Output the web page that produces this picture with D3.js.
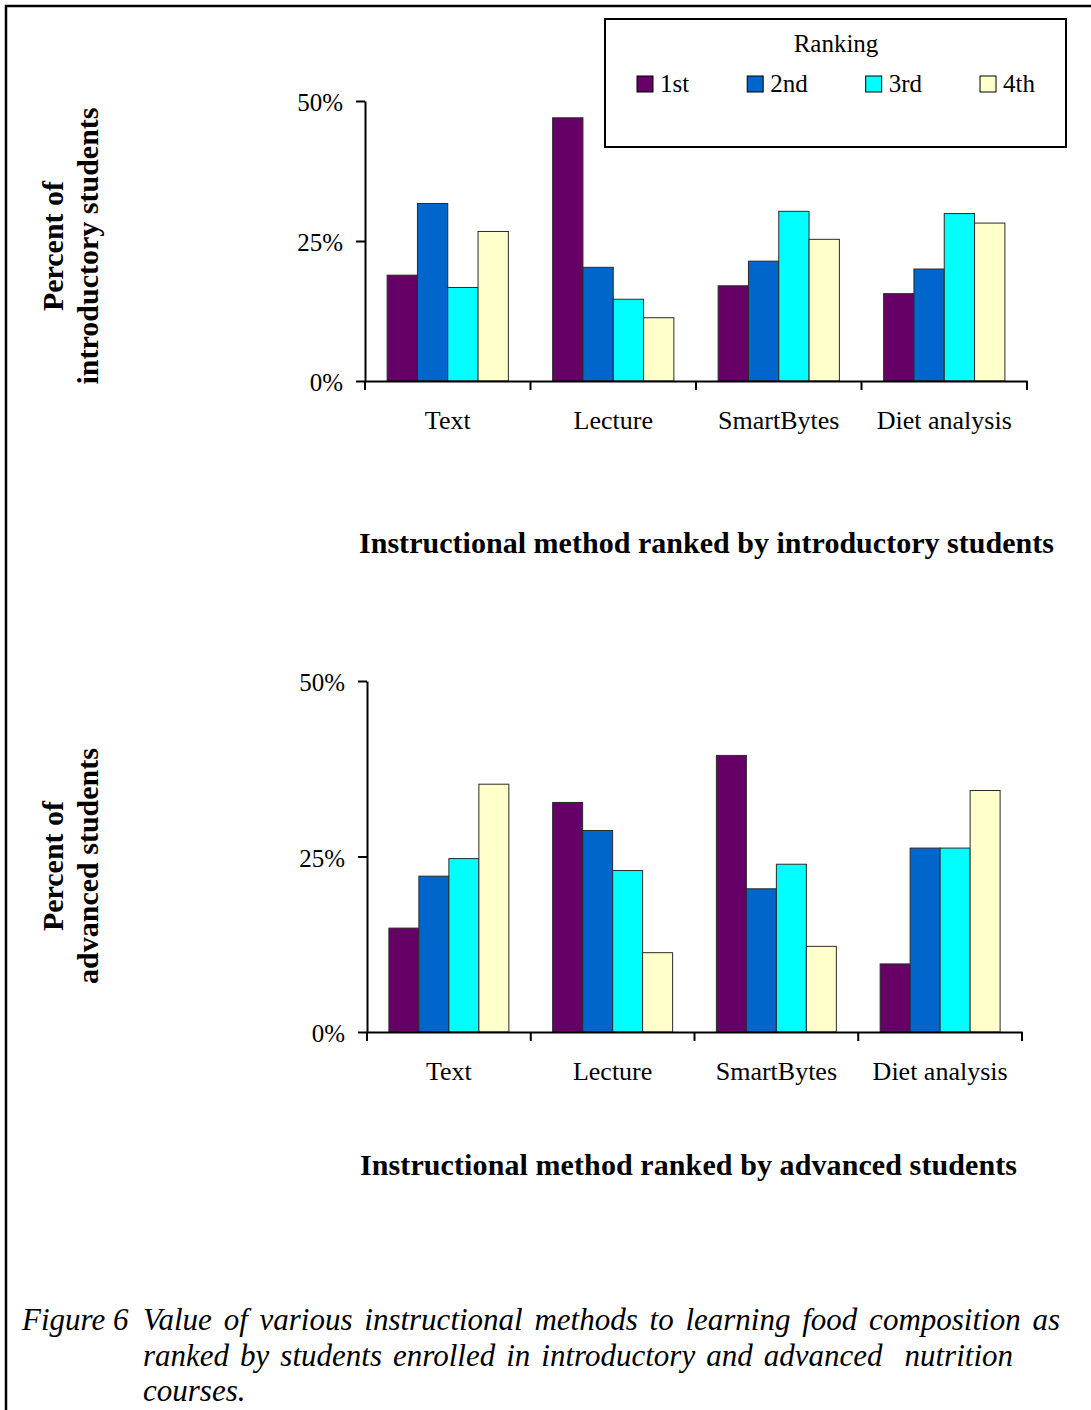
<!DOCTYPE html>
<html>
<head>
<meta charset="utf-8">
<script src="https://cdn.jsdelivr.net/npm/d3@7"></script>
<style>
  html, body { margin: 0; padding: 0; background: #fff; }
  svg { display: block; }
  text { font-family: "Liberation Serif", "Times New Roman", Times, serif; fill: #000; }
</style>
</head>
<body>
<script>
// Instructional methods compared, and the four ranking positions
const methods = ["Text", "Lecture", "SmartBytes", "Diet analysis"];
const rankings = ["1st", "2nd", "3rd", "4th"];
const rankColors = ["#660066", "#0066CC", "#00FFFF", "#FFFFCC"];

// Percent of students giving each ranking (rows follow `methods`, columns follow `rankings`)
const introValues = [
  [18.9, 31.7, 16.7, 26.7],
  [47.0, 20.3, 14.6, 11.3],
  [17.0, 21.4, 30.3, 25.3],
  [15.6, 20.0, 29.9, 28.2]
];
const advancedValues = [
  [14.8, 22.2, 24.7, 35.3],
  [32.7, 28.7, 23.0, 11.3],
  [39.4, 20.4, 23.9, 12.2],
  [9.7, 26.2, 26.2, 34.4]
];

const yTicks = [0, 25, 50];

const captionLines = [
  "Value of various instructional methods to learning food composition as",
  "ranked by students enrolled in introductory and advanced  nutrition",
  "courses."
];

const W = 1091, H = 1410;
const svg = d3.select("body").append("svg")
  .attr("width", W).attr("height", H);

// Page frame (left and top rules)
svg.append("path")
  .attr("d", `M6,${H} V6 H${W}`)
  .attr("fill", "none").attr("stroke", "#000").attr("stroke-width", 2.5);

const panels = [
  {
    values: introValues,
    xRange: [365, 1027], yRange: [381, 101],
    yTitle: ["Percent of", "introductory students"], yTitleCenter: 246,
    xTitle: "Instructional method ranked by introductory students",
    xTitleX: 359, xTitleY: 553, xTitleLen: 695,
    legend: true
  },
  {
    values: advancedValues,
    xRange: [367, 1022], yRange: [1032, 681],
    yTitle: ["Percent of", "advanced students"], yTitleCenter: 866,
    xTitle: "Instructional method ranked by advanced students",
    xTitleX: 360, xTitleY: 1175, xTitleLen: 657,
    legend: false
  }
];

panels.forEach(p => {
  const g = svg.append("g");

  const x = d3.scaleBand().domain(methods).range(p.xRange).paddingInner(0).paddingOuter(0);
  const xInner = d3.scaleBand().domain(rankings).range([0, x.bandwidth()])
    .paddingInner(0).paddingOuter(0.73);
  const y = d3.scaleLinear().domain([0, 50]).range(p.yRange);

  // Bars
  const groups = g.selectAll("g.method")
    .data(methods.map((m, i) => ({ method: m, vals: p.values[i] })))
    .join("g").attr("class", "method")
    .attr("transform", d => `translate(${x(d.method)},0)`);

  groups.selectAll("rect")
    .data(d => d.vals.map((v, j) => ({ rank: rankings[j], value: v, color: rankColors[j] })))
    .join("rect")
    .attr("x", d => xInner(d.rank))
    .attr("y", d => y(d.value))
    .attr("width", xInner.bandwidth())
    .attr("height", d => y(0) - y(d.value))
    .attr("fill", d => d.color)
    .attr("stroke", "#2a2a2a")
    .attr("stroke-width", 1);

  // Y axis
  const yAxis = g.append("g")
    .attr("transform", `translate(${p.xRange[0]},0)`)
    .call(d3.axisLeft(y).tickValues(yTicks).tickSize(9).tickSizeOuter(0).tickPadding(13)
      .tickFormat(d => d + "%"));
  yAxis.select(".domain").attr("stroke", "#000").attr("stroke-width", 2);
  yAxis.selectAll(".tick line").attr("stroke", "#000").attr("stroke-width", 2);
  yAxis.selectAll(".tick text")
    .attr("font-size", 25).attr("font-family", null).attr("dy", "0.38em");

  // X axis: category labels centred in each band, ticks at band boundaries
  const xAxis = g.append("g")
    .attr("transform", `translate(0,${p.yRange[0]})`)
    .call(d3.axisBottom(x).tickSize(0).tickSizeOuter(0));
  xAxis.select(".domain").attr("stroke", "#000").attr("stroke-width", 2);
  xAxis.selectAll(".tick text")
    .attr("font-size", 26).attr("font-family", null)
    .attr("y", 48).attr("dy", null);

  const bounds = methods.map(m => x(m)).concat([x.range()[1]]);
  xAxis.selectAll("line.sep").data(bounds).join("line")
    .attr("class", "sep")
    .attr("x1", d => d).attr("x2", d => d)
    .attr("y1", 0).attr("y2", 9)
    .attr("stroke", "#000").attr("stroke-width", 2);

  // Axis titles
  const yt = g.append("g")
    .attr("transform", `translate(0,${p.yTitleCenter})`);
  yt.selectAll("text").data(p.yTitle).join("text")
    .attr("transform", (d, i) => `translate(${63 + i * 35},0) rotate(-90)`)
    .attr("text-anchor", "middle")
    .attr("font-size", 30).attr("font-weight", "bold")
    .text(d => d);

  g.append("text")
    .attr("x", p.xTitleX).attr("y", p.xTitleY)
    .attr("font-size", 30).attr("font-weight", "bold")
    .attr("textLength", p.xTitleLen).attr("lengthAdjust", "spacing")
    .text(p.xTitle);

  // Legend
  if (p.legend) {
    const lg = g.append("g");
    lg.append("rect")
      .attr("x", 605).attr("y", 19).attr("width", 461).attr("height", 128)
      .attr("fill", "#fff").attr("stroke", "#000").attr("stroke-width", 2);
    lg.append("text")
      .attr("x", 836).attr("y", 52).attr("text-anchor", "middle")
      .attr("font-size", 25).text("Ranking");

    let cx = 637;
    rankings.forEach((r, j) => {
      lg.append("rect")
        .attr("x", cx).attr("y", 76).attr("width", 16).attr("height", 16)
        .attr("fill", rankColors[j]).attr("stroke", "#000").attr("stroke-width", 1);
      const t = lg.append("text")
        .attr("x", cx + 23).attr("y", 92)
        .attr("font-size", 25).text(r);
      cx += 23 + t.node().getComputedTextLength() + 58;
    });
  }
});

// Figure caption (justified italic block)
const cap = svg.append("g").attr("font-style", "italic").attr("font-size", 31);
cap.append("text").attr("x", 22).attr("y", 1330).text("Figure 6");
const capY = [1330, 1366, 1401];
const capRight = [1060, 1013, null];
captionLines.forEach((line, i) => {
  const t = cap.append("text").attr("x", 143).attr("y", capY[i])
    .attr("xml:space", "preserve").style("white-space", "pre").text(line);
  if (capRight[i] !== null) {
    const natural = t.node().getComputedTextLength();
    const spaces = (line.match(/ /g) || []).length;
    t.attr("word-spacing", (capRight[i] - 143 - natural) / spaces);
  }
});
</script>
</body>
</html>
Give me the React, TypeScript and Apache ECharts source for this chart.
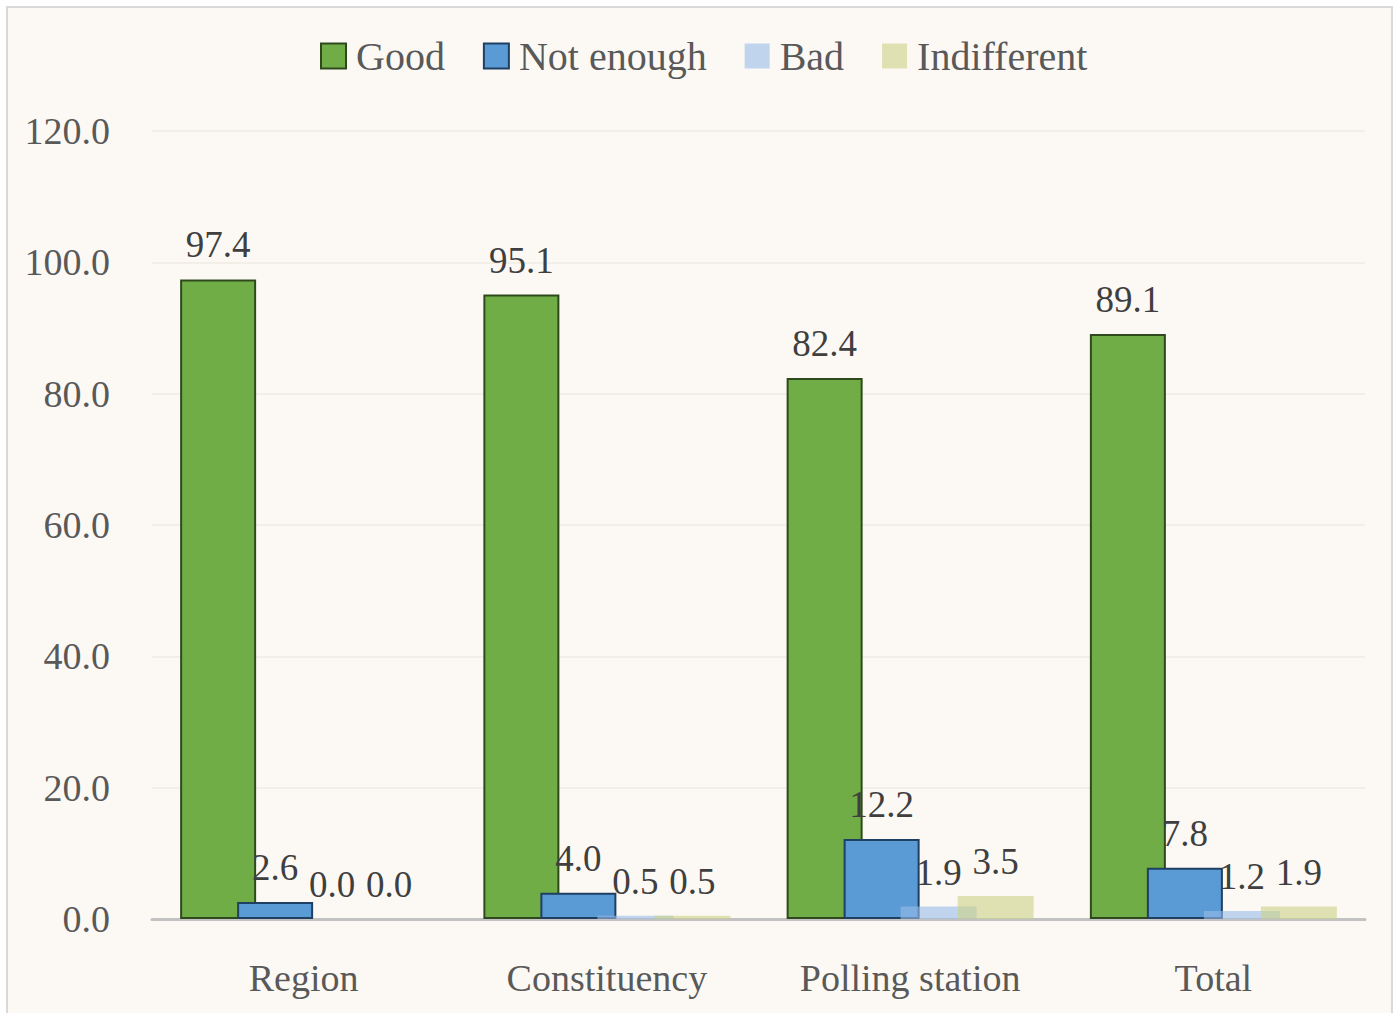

________________________________________

▶ [Exercise task]: Every line above should be repeated exactly; pictures stay out of the copy.

▶ [Task answer]:
Output the web page that produces this picture with D3.js.
<!DOCTYPE html>
<html>
<head>
<meta charset="utf-8">
<script src="https://cdn.jsdelivr.net/npm/d3@7"></script>
<style>
  html, body { margin: 0; padding: 0; background: #fff; }
  svg { display: block; }
  text { font-family: "Liberation Serif", "Times New Roman", Times, serif; fill: #000; }
</style>
</head>
<body>
<script>
// Instructional methods compared, and the four ranking positions
const methods = ["Text", "Lecture", "SmartBytes", "Diet analysis"];
const rankings = ["1st", "2nd", "3rd", "4th"];
const rankColors = ["#660066", "#0066CC", "#00FFFF", "#FFFFCC"];

// Percent of students giving each ranking (rows follow `methods`, columns follow `rankings`)
const introValues = [
  [18.9, 31.7, 16.7, 26.7],
  [47.0, 20.3, 14.6, 11.3],
  [17.0, 21.4, 30.3, 25.3],
  [15.6, 20.0, 29.9, 28.2]
];
const advancedValues = [
  [14.8, 22.2, 24.7, 35.3],
  [32.7, 28.7, 23.0, 11.3],
  [39.4, 20.4, 23.9, 12.2],
  [9.7, 26.2, 26.2, 34.4]
];

const yTicks = [0, 25, 50];

const captionLines = [
  "Value of various instructional methods to learning food composition as",
  "ranked by students enrolled in introductory and advanced  nutrition",
  "courses."
];

const W = 1091, H = 1410;
const svg = d3.select("body").append("svg")
  .attr("width", W).attr("height", H);

// Page frame (left and top rules)
svg.append("path")
  .attr("d", `M6,${H} V6 H${W}`)
  .attr("fill", "none").attr("stroke", "#000").attr("stroke-width", 2.5);

const panels = [
  {
    values: introValues,
    xRange: [365, 1027], yRange: [381, 101],
    yTitle: ["Percent of", "introductory students"], yTitleCenter: 246,
    xTitle: "Instructional method ranked by introductory students",
    xTitleX: 359, xTitleY: 553, xTitleLen: 695,
    legend: true
  },
  {
    values: advancedValues,
    xRange: [367, 1022], yRange: [1032, 681],
    yTitle: ["Percent of", "advanced students"], yTitleCenter: 866,
    xTitle: "Instructional method ranked by advanced students",
    xTitleX: 360, xTitleY: 1175, xTitleLen: 657,
    legend: false
  }
];

panels.forEach(p => {
  const g = svg.append("g");

  const x = d3.scaleBand().domain(methods).range(p.xRange).paddingInner(0).paddingOuter(0);
  const xInner = d3.scaleBand().domain(rankings).range([0, x.bandwidth()])
    .paddingInner(0).paddingOuter(0.73);
  const y = d3.scaleLinear().domain([0, 50]).range(p.yRange);

  // Bars
  const groups = g.selectAll("g.method")
    .data(methods.map((m, i) => ({ method: m, vals: p.values[i] })))
    .join("g").attr("class", "method")
    .attr("transform", d => `translate(${x(d.method)},0)`);

  groups.selectAll("rect")
    .data(d => d.vals.map((v, j) => ({ rank: rankings[j], value: v, color: rankColors[j] })))
    .join("rect")
    .attr("x", d => xInner(d.rank))
    .attr("y", d => y(d.value))
    .attr("width", xInner.bandwidth())
    .attr("height", d => y(0) - y(d.value))
    .attr("fill", d => d.color)
    .attr("stroke", "#2a2a2a")
    .attr("stroke-width", 1);

  // Y axis
  const yAxis = g.append("g")
    .attr("transform", `translate(${p.xRange[0]},0)`)
    .call(d3.axisLeft(y).tickValues(yTicks).tickSize(9).tickSizeOuter(0).tickPadding(13)
      .tickFormat(d => d + "%"));
  yAxis.select(".domain").attr("stroke", "#000").attr("stroke-width", 2);
  yAxis.selectAll(".tick line").attr("stroke", "#000").attr("stroke-width", 2);
  yAxis.selectAll(".tick text")
    .attr("font-size", 25).attr("font-family", null).attr("dy", "0.38em");

  // X axis: category labels centred in each band, ticks at band boundaries
  const xAxis = g.append("g")
    .attr("transform", `translate(0,${p.yRange[0]})`)
    .call(d3.axisBottom(x).tickSize(0).tickSizeOuter(0));
  xAxis.select(".domain").attr("stroke", "#000").attr("stroke-width", 2);
  xAxis.selectAll(".tick text")
    .attr("font-size", 26).attr("font-family", null)
    .attr("y", 48).attr("dy", null);

  const bounds = methods.map(m => x(m)).concat([x.range()[1]]);
  xAxis.selectAll("line.sep").data(bounds).join("line")
    .attr("class", "sep")
    .attr("x1", d => d).attr("x2", d => d)
    .attr("y1", 0).attr("y2", 9)
    .attr("stroke", "#000").attr("stroke-width", 2);

  // Axis titles
  const yt = g.append("g")
    .attr("transform", `translate(0,${p.yTitleCenter})`);
  yt.selectAll("text").data(p.yTitle).join("text")
    .attr("transform", (d, i) => `translate(${63 + i * 35},0) rotate(-90)`)
    .attr("text-anchor", "middle")
    .attr("font-size", 30).attr("font-weight", "bold")
    .text(d => d);

  g.append("text")
    .attr("x", p.xTitleX).attr("y", p.xTitleY)
    .attr("font-size", 30).attr("font-weight", "bold")
    .attr("textLength", p.xTitleLen).attr("lengthAdjust", "spacing")
    .text(p.xTitle);

  // Legend
  if (p.legend) {
    const lg = g.append("g");
    lg.append("rect")
      .attr("x", 605).attr("y", 19).attr("width", 461).attr("height", 128)
      .attr("fill", "#fff").attr("stroke", "#000").attr("stroke-width", 2);
    lg.append("text")
      .attr("x", 836).attr("y", 52).attr("text-anchor", "middle")
      .attr("font-size", 25).text("Ranking");

    let cx = 637;
    rankings.forEach((r, j) => {
      lg.append("rect")
        .attr("x", cx).attr("y", 76).attr("width", 16).attr("height", 16)
        .attr("fill", rankColors[j]).attr("stroke", "#000").attr("stroke-width", 1);
      const t = lg.append("text")
        .attr("x", cx + 23).attr("y", 92)
        .attr("font-size", 25).text(r);
      cx += 23 + t.node().getComputedTextLength() + 58;
    });
  }
});

// Figure caption (justified italic block)
const cap = svg.append("g").attr("font-style", "italic").attr("font-size", 31);
cap.append("text").attr("x", 22).attr("y", 1330).text("Figure 6");
const capY = [1330, 1366, 1401];
const capRight = [1060, 1013, null];
captionLines.forEach((line, i) => {
  const t = cap.append("text").attr("x", 143).attr("y", capY[i])
    .attr("xml:space", "preserve").style("white-space", "pre").text(line);
  if (capRight[i] !== null) {
    const natural = t.node().getComputedTextLength();
    const spaces = (line.match(/ /g) || []).length;
    t.attr("word-spacing", (capRight[i] - 143 - natural) / spaces);
  }
});
</script>
</body>
</html>
Give me the React, TypeScript and Apache ECharts source for this chart.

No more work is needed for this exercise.